#### [STATED EXERCISE]
Return every line below as is, leaving out the pictures.

#### [PROVIDED MATERIAL]
[Start]
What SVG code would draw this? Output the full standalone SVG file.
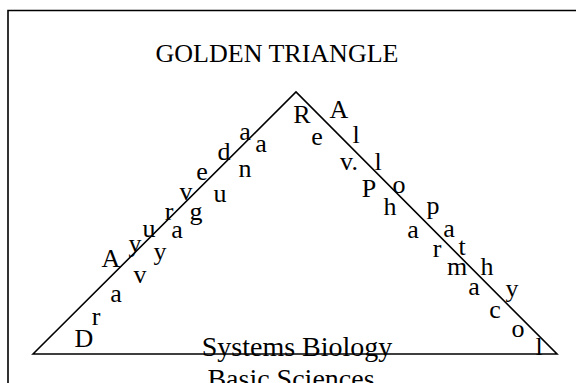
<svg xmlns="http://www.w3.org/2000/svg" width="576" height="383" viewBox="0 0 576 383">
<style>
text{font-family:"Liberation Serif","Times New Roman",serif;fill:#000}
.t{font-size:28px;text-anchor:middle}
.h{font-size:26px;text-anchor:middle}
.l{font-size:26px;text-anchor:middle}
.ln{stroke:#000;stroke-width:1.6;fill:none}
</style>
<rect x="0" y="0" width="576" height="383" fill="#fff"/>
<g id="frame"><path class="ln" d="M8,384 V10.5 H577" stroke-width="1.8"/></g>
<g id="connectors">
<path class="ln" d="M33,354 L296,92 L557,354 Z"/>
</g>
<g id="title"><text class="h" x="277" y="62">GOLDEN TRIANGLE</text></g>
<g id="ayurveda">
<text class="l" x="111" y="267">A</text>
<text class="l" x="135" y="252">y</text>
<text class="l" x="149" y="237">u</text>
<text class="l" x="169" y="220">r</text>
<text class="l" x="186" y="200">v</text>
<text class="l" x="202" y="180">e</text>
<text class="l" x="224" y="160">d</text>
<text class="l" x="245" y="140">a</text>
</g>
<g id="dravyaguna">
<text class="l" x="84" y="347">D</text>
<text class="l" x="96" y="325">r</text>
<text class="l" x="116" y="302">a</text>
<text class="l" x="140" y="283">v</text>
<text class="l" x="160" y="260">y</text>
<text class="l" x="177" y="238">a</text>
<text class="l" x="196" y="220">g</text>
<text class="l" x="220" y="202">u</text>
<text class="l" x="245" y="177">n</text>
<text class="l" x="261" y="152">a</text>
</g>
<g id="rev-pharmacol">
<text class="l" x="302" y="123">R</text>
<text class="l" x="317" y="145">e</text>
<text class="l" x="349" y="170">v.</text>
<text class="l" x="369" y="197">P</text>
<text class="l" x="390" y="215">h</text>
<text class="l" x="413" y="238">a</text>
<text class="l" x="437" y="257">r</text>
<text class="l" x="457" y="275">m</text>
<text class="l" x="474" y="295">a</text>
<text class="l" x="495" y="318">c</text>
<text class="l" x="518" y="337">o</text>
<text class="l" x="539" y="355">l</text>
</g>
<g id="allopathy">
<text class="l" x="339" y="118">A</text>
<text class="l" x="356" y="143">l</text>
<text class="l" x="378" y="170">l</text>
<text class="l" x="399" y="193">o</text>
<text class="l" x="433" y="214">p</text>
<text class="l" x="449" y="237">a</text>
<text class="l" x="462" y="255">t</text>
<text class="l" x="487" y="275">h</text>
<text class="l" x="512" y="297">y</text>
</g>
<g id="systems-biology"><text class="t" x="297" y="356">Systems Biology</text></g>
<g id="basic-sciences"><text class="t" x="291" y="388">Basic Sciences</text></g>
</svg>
[End]
#### [FINISHED ANSWER]
What SVG code would draw this? Output the full standalone SVG file.
<svg xmlns="http://www.w3.org/2000/svg" width="576" height="383" viewBox="0 0 576 383">
<style>
text{font-family:"Liberation Serif","Times New Roman",serif;fill:#000}
.t{font-size:28px;text-anchor:middle}
.h{font-size:26px;text-anchor:middle}
.l{font-size:26px;text-anchor:middle}
.ln{stroke:#000;stroke-width:1.6;fill:none}
</style>
<rect x="0" y="0" width="576" height="383" fill="#fff"/>
<g id="frame"><path class="ln" d="M8,384 V10.5 H577" stroke-width="1.8"/></g>
<g id="connectors">
<path class="ln" d="M33,354 L296,92 L557,354 Z"/>
</g>
<g id="title"><text class="h" x="277" y="62">GOLDEN TRIANGLE</text></g>
<g id="ayurveda">
<text class="l" x="111" y="267">A</text>
<text class="l" x="135" y="252">y</text>
<text class="l" x="149" y="237">u</text>
<text class="l" x="169" y="220">r</text>
<text class="l" x="186" y="200">v</text>
<text class="l" x="202" y="180">e</text>
<text class="l" x="224" y="160">d</text>
<text class="l" x="245" y="140">a</text>
</g>
<g id="dravyaguna">
<text class="l" x="84" y="347">D</text>
<text class="l" x="96" y="325">r</text>
<text class="l" x="116" y="302">a</text>
<text class="l" x="140" y="283">v</text>
<text class="l" x="160" y="260">y</text>
<text class="l" x="177" y="238">a</text>
<text class="l" x="196" y="220">g</text>
<text class="l" x="220" y="202">u</text>
<text class="l" x="245" y="177">n</text>
<text class="l" x="261" y="152">a</text>
</g>
<g id="rev-pharmacol">
<text class="l" x="302" y="123">R</text>
<text class="l" x="317" y="145">e</text>
<text class="l" x="349" y="170">v.</text>
<text class="l" x="369" y="197">P</text>
<text class="l" x="390" y="215">h</text>
<text class="l" x="413" y="238">a</text>
<text class="l" x="437" y="257">r</text>
<text class="l" x="457" y="275">m</text>
<text class="l" x="474" y="295">a</text>
<text class="l" x="495" y="318">c</text>
<text class="l" x="518" y="337">o</text>
<text class="l" x="539" y="355">l</text>
</g>
<g id="allopathy">
<text class="l" x="339" y="118">A</text>
<text class="l" x="356" y="143">l</text>
<text class="l" x="378" y="170">l</text>
<text class="l" x="399" y="193">o</text>
<text class="l" x="433" y="214">p</text>
<text class="l" x="449" y="237">a</text>
<text class="l" x="462" y="255">t</text>
<text class="l" x="487" y="275">h</text>
<text class="l" x="512" y="297">y</text>
</g>
<g id="systems-biology"><text class="t" x="297" y="356">Systems Biology</text></g>
<g id="basic-sciences"><text class="t" x="291" y="388">Basic Sciences</text></g>
</svg>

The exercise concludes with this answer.